In my own experience, that's just not true. Facebook has facilitated lots of
social interactions for me that simply would not have happened otherwise. Some
examples:

\- I was doing an internship in Australia for a few months. I posted a picture
of the beach on Facebook, an old friend from highschool whom I hadn't talked
to in years saw it, commented that I should come visit her in Melbourne. I
did, and we met and caught up on life.

\- A friend of mine invited me to go to a music festival with her friends. She
added me to a group message on Facebook that they were using to plan
logistics, etc. After the festival, we continued using the chat to plan other
social activities.

\- Casual acquaintances that I met once or twice invite me to parties, etc.

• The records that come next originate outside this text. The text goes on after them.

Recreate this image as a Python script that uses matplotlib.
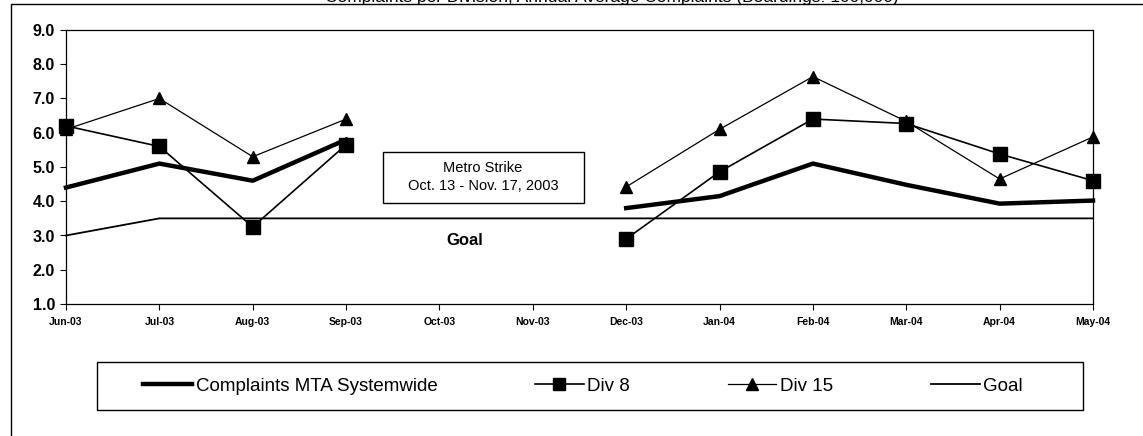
"""Complaints per 100,000 boardings: Div 8 / Div 15 vs systemwide and goal."""

import numpy as np
import matplotlib

matplotlib.use("Agg")
import matplotlib.pyplot as plt
from matplotlib.lines import Line2D
from matplotlib.patches import Rectangle

months = ["Jun-03", "Jul-03", "Aug-03", "Sep-03", "Oct-03", "Nov-03",
          "Dec-03", "Jan-04", "Feb-04", "Mar-04", "Apr-04", "May-04"]
nan = np.nan
systemwide = [4.4, 5.1, 4.6, 5.8, nan, nan, 3.8, 4.15, 5.1, 4.48, 3.93, 4.02]
div8 = [6.2, 5.6, 3.25, 5.65, nan, nan, 2.9, 4.86, 6.4, 6.27, 5.38, 4.6]
div15 = [6.1, 7.0, 5.3, 6.4, nan, nan, 4.42, 6.1, 7.64, 6.33, 4.65, 5.88]
goal = [3.0, 3.5, 3.5, 3.5, 3.5, 3.5, 3.5, 3.5, 3.5, 3.5, 3.5, 3.5]
y_ticks = [1.0, 2.0, 3.0, 4.0, 5.0, 6.0, 7.0, 8.0, 9.0]

W, H = 1143, 436
plt.rcParams["font.family"] = ["Liberation Sans", "DejaVu Sans"]
fig = plt.figure(figsize=(W / 100, H / 100), dpi=100)


def fx(px):
    return px / W


def fy(py):
    return 1 - py / H


# outer chart frame (only top and left edges are inside the picture)
fig.patches.append(Rectangle((fx(11), fy(470)), fx(1200), fy(4) - fy(470),
                             transform=fig.transFigure, fill=False,
                             edgecolor="black", linewidth=1.0))

# title is cut by the top edge in the source scan
fig.text(fx(612), fy(2), "Complaints per Division, Annual Average Complaints (Boardings: 100,000)",
         ha="center", va="baseline", fontsize=12.5)

ax = fig.add_axes([fx(66), fy(304), fx(1093) - fx(66), fy(30) - fy(304)])
x = np.arange(len(months))

ax.plot(x, goal, color="black", linewidth=1.3, clip_on=False)
ax.plot(x, systemwide, color="black", linewidth=3.2, clip_on=False)
ax.plot(x, div8, color="black", linewidth=1.2, marker="s", markersize=10,
        clip_on=False)
ax.plot(x, div15, color="black", linewidth=0.9, marker="^", markersize=9,
        clip_on=False)

ax.set_xlim(0, len(months) - 1)
ax.set_ylim(1, 9)
ax.set_yticks(y_ticks)
ax.set_yticklabels([f"{v:.1f}" for v in y_ticks], fontsize=11.5, fontweight="bold")
ax.set_xticks(x)
ax.set_xticklabels(months, fontsize=7.5, fontweight="bold")
ax.tick_params(axis="both", direction="out", length=4, width=0.8, color="black")
ax.tick_params(axis="x", pad=5)
ax.tick_params(axis="y", pad=4)
for s in ax.spines.values():
    s.set_linewidth(0.9)
    s.set_color("black")

# strike annotation box
fig.text(fx(483), fy(177), "Metro Strike\nOct. 13 - Nov. 17, 2003",
         fontsize=10.5, ha="center", va="center", linespacing=1.4)
fig.patches.append(Rectangle((fx(383), fy(203)), fx(584) - fx(383), fy(152) - fy(203),
                             transform=fig.transFigure, fill=False,
                             edgecolor="black", linewidth=1.0))
fig.text(fx(465), fy(240), "Goal", fontsize=12, fontweight="bold",
         ha="center", va="center")

# legend
fig.patches.append(Rectangle((fx(97), fy(410)), fx(1083) - fx(97), fy(362) - fy(410),
                             transform=fig.transFigure, fill=False,
                             edgecolor="black", linewidth=1.0))
handles = [
    Line2D([], [], color="black", linewidth=3.2),
    Line2D([], [], color="black", linewidth=1.2, marker="s", markersize=9),
    Line2D([], [], color="black", linewidth=0.9, marker="^", markersize=8),
    Line2D([], [], color="black", linewidth=1.3),
]
labels = ["Complaints MTA Systemwide", "Div 8", "Div 15", "Goal"]
fig.legend(handles, labels, loc="center", bbox_to_anchor=(fx(583), fy(386)),
           ncol=4, frameon=False, fontsize=13.5, handlelength=2.6,
           handletextpad=0.2, columnspacing=5.2, borderpad=0)

fig.savefig("out.png", dpi=100)
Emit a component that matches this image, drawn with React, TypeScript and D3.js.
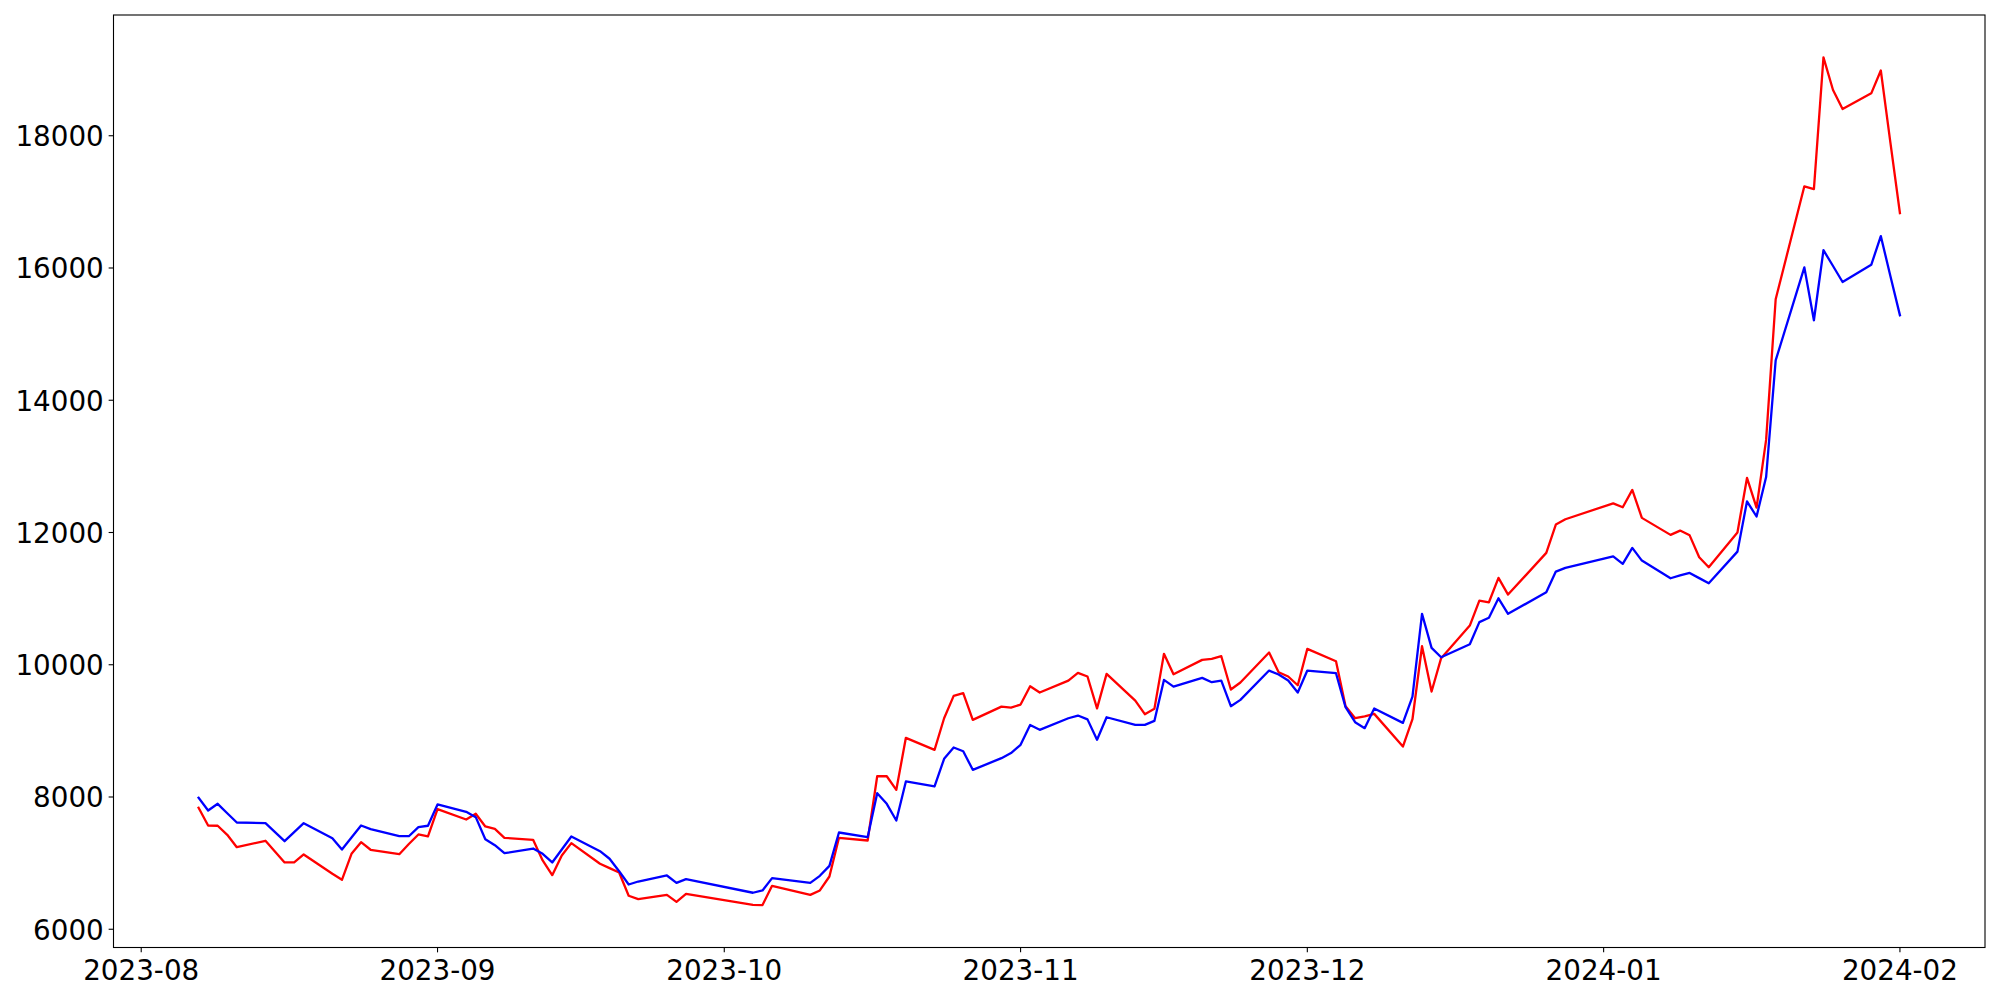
import React from 'react';
import * as d3 from 'd3';

const dates: string[] = [
  '2023-08-07','2023-08-08','2023-08-09','2023-08-10','2023-08-11','2023-08-14','2023-08-16','2023-08-17','2023-08-18',
  '2023-08-21','2023-08-22','2023-08-23','2023-08-24','2023-08-25','2023-08-28','2023-08-29','2023-08-30','2023-08-31',
  '2023-09-01','2023-09-04','2023-09-05','2023-09-06','2023-09-07','2023-09-08','2023-09-11','2023-09-12','2023-09-13',
  '2023-09-14','2023-09-15','2023-09-18','2023-09-19','2023-09-20','2023-09-21','2023-09-22','2023-09-25','2023-09-26',
  '2023-09-27','2023-10-04','2023-10-05','2023-10-06','2023-10-10','2023-10-11','2023-10-12','2023-10-13','2023-10-16',
  '2023-10-17','2023-10-18','2023-10-19','2023-10-20','2023-10-23','2023-10-24','2023-10-25','2023-10-26','2023-10-27',
  '2023-10-30','2023-10-31','2023-11-01','2023-11-02','2023-11-03','2023-11-06','2023-11-07','2023-11-08','2023-11-09',
  '2023-11-10','2023-11-13','2023-11-14','2023-11-15','2023-11-16','2023-11-17','2023-11-20','2023-11-21','2023-11-22',
  '2023-11-23','2023-11-24','2023-11-27','2023-11-28','2023-11-29','2023-11-30','2023-12-01','2023-12-04','2023-12-05',
  '2023-12-06','2023-12-07','2023-12-08','2023-12-11','2023-12-12','2023-12-13','2023-12-14','2023-12-15','2023-12-18',
  '2023-12-19','2023-12-20','2023-12-21','2023-12-22','2023-12-26','2023-12-27','2023-12-28','2024-01-02','2024-01-03',
  '2024-01-04','2024-01-05','2024-01-08','2024-01-09','2024-01-10','2024-01-11','2024-01-12','2024-01-15','2024-01-16',
  '2024-01-17','2024-01-18','2024-01-19','2024-01-22','2024-01-23','2024-01-24','2024-01-25','2024-01-26','2024-01-29',
  '2024-01-30','2024-01-31','2024-02-01',
];

const redValues: number[] = [
  7837, 7569, 7565, 7428, 7241, 7338, 7010, 7010, 7131,
  6840, 6748, 7141, 7317, 7202, 7135, 7290, 7433, 7403,
  7816, 7660, 7746, 7554, 7519, 7383, 7353, 7040, 6818,
  7116, 7302, 6990, 6924, 6858, 6507, 6455, 6520, 6415,
  6536, 6370, 6365, 6657, 6520, 6587, 6798, 7383, 7342,
  8314, 8314, 8109, 8895, 8713, 9191, 9530, 9570, 9166,
  9367, 9352, 9398, 9675, 9580, 9760, 9878, 9822, 9340,
  9862, 9458, 9252, 9333, 10165, 9857, 10074, 10089, 10129,
  9625, 9731, 10185, 9887, 9822, 9690, 10240, 10053, 9373,
  9191, 9220, 9257, 8763, 9176, 10280, 9595, 10100, 10593,
  10971, 10945, 11313, 11061, 11692, 12120, 12200, 12441, 12381,
  12644, 12221, 11964, 12029, 11957, 11625, 11474, 11999, 12825,
  12376, 13400, 15528, 17235, 17194, 19185, 18692, 18404, 18641,
  18987, 17900, 16830,
];

const blueValues: number[] = [
  7988, 7796, 7897, 7755, 7614, 7604, 7332, 7468, 7604,
  7377, 7206, 7388, 7569, 7514, 7407, 7407, 7544, 7565,
  7887, 7776, 7695, 7362, 7271, 7150, 7221, 7141, 7010,
  7206, 7403, 7181, 7066, 6878, 6677, 6722, 6813, 6702,
  6757, 6552, 6587, 6773, 6702, 6808, 6959, 7463, 7392,
  8058, 7897, 7645, 8235, 8159, 8578, 8748, 8692, 8411,
  8587, 8665, 8789, 9088, 9016, 9191, 9232, 9174, 8865,
  9206, 9091, 9091, 9151, 9771, 9670, 9801, 9736, 9761,
  9373, 9469, 9912, 9852, 9761, 9580, 9912, 9872, 9358,
  9131, 9041, 9338, 9121, 9519, 10770, 10255, 10114, 10311,
  10644, 10710, 11005, 10770, 11097, 11409, 11465, 11640, 11525,
  11767, 11575, 11308, 11350, 11389, 11310, 11232, 11711, 12470,
  12242, 12838, 14603, 16009, 15210, 16269, 16030, 15788, 16048,
  16482, 15880, 15285,
];

const xTickLabels: string[] = ['2023-08', '2023-09', '2023-10', '2023-11', '2023-12', '2024-01', '2024-02'];
const yTicks: number[] = [6000, 8000, 10000, 12000, 14000, 16000, 18000];

const W = 2000;
const H = 1000;
const plotLeft = 113.5;
const plotRight = 1985;
const plotTop = 15;
const plotBottom = 947.5;
const FONT = "'DejaVu Sans', sans-serif";
const FS = 27.78;

export default function App() {
  const parse = d3.utcParse('%Y-%m-%d');
  const parseMonth = d3.utcParse('%Y-%m');
  const xs = dates.map((d) => parse(d) as Date);

  const t0 = +xs[0];
  const t1 = +xs[xs.length - 1];
  const tPad = (t1 - t0) * 0.05;
  const x = d3.scaleUtc().domain([new Date(t0 - tPad), new Date(t1 + tPad)]).range([plotLeft, plotRight]);

  const all = [...redValues, ...blueValues];
  const vmin = d3.min(all) as number;
  const vmax = d3.max(all) as number;
  const vPad = (vmax - vmin) * 0.05;
  const y = d3.scaleLinear().domain([vmin - vPad, vmax + vPad]).range([plotBottom, plotTop]);

  const line = d3
    .line<number>()
    .x((_, i) => x(xs[i]))
    .y((v) => y(v));

  const tickLen = 4.86;
  const pad = 4.86;

  return (
    <svg
      width={W}
      height={H}
      viewBox={`0 0 ${W} ${H}`}
      style={{ position: 'absolute', left: 0, top: 0, background: '#ffffff' }}
    >
      <rect x={0} y={0} width={W} height={H} fill="#ffffff" />
      <defs>
        <clipPath id="plotClip">
          <rect x={plotLeft} y={plotTop} width={plotRight - plotLeft} height={plotBottom - plotTop} />
        </clipPath>
      </defs>
      <g clipPath="url(#plotClip)">
        <path d={line(redValues) || ''} fill="none" stroke="#ff0000" strokeWidth={2.3} strokeLinejoin="round" strokeLinecap="square" />
        <path d={line(blueValues) || ''} fill="none" stroke="#0000ff" strokeWidth={2.3} strokeLinejoin="round" strokeLinecap="square" />
      </g>
      <rect
        x={plotLeft}
        y={plotTop}
        width={plotRight - plotLeft}
        height={plotBottom - plotTop}
        fill="none"
        stroke="#000000"
        strokeWidth={1.1}
      />
      {yTicks.map((t) => (
        <g key={`y${t}`}>
          <line x1={plotLeft - tickLen} x2={plotLeft} y1={y(t)} y2={y(t)} stroke="#000" strokeWidth={1.1} />
          <text
            x={plotLeft - tickLen - pad}
            y={y(t) + 10.3}
            textAnchor="end"
            fontFamily={FONT}
            fontSize={FS}
            fill="#000"
          >
            {t}
          </text>
        </g>
      ))}
      {xTickLabels.map((lab) => {
        const px = x(parseMonth(lab) as Date);
        return (
          <g key={`x${lab}`}>
            <line x1={px} x2={px} y1={plotBottom} y2={plotBottom + tickLen} stroke="#000" strokeWidth={1.1} />
            <text
              x={px}
              y={plotBottom + 32}
              textAnchor="middle"
              fontFamily={FONT}
              fontSize={FS}
              fill="#000"
            >
              {lab}
            </text>
          </g>
        );
      })}
    </svg>
  );
}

Can these things happen without Facebook? Technically, I suppose so.
Realistically, I think they would happen less frequently. IMO there's a big
difference between Messenger/Events/Groups (facilitates a lot of real
interactions) vs News Feed/Profiles (stalking other people).

------
kristopolous
Knowing it's within Facebook's financial interest to self-report this
unverifiable number as high as they can, I wonder what's included.

Are they only including when a user has the mobile app or browser window open
and is engaging with the content or are they measuring the total time the page
is open regardless of whether it's being interacted with or not? [1]

Are they only including engaging directly on facebook.com or would looking at
say, powered-by-facebook comments on a third party site add to this tally?

If that's game, what other things are open to this interpretation?

I'm not saying these metrics are fraudulent, just underspecified.

\---

1\. Under the more permissive metrics, I could be considered "on"
stackoverflow, github, or wikipedia perhaps 4 hours a day - because I, like
most, don't judiciously close every browser window immediately after I'm done.
Although I certainly visit these sites a lot, tallying the numbers like this
is probably disingenuous.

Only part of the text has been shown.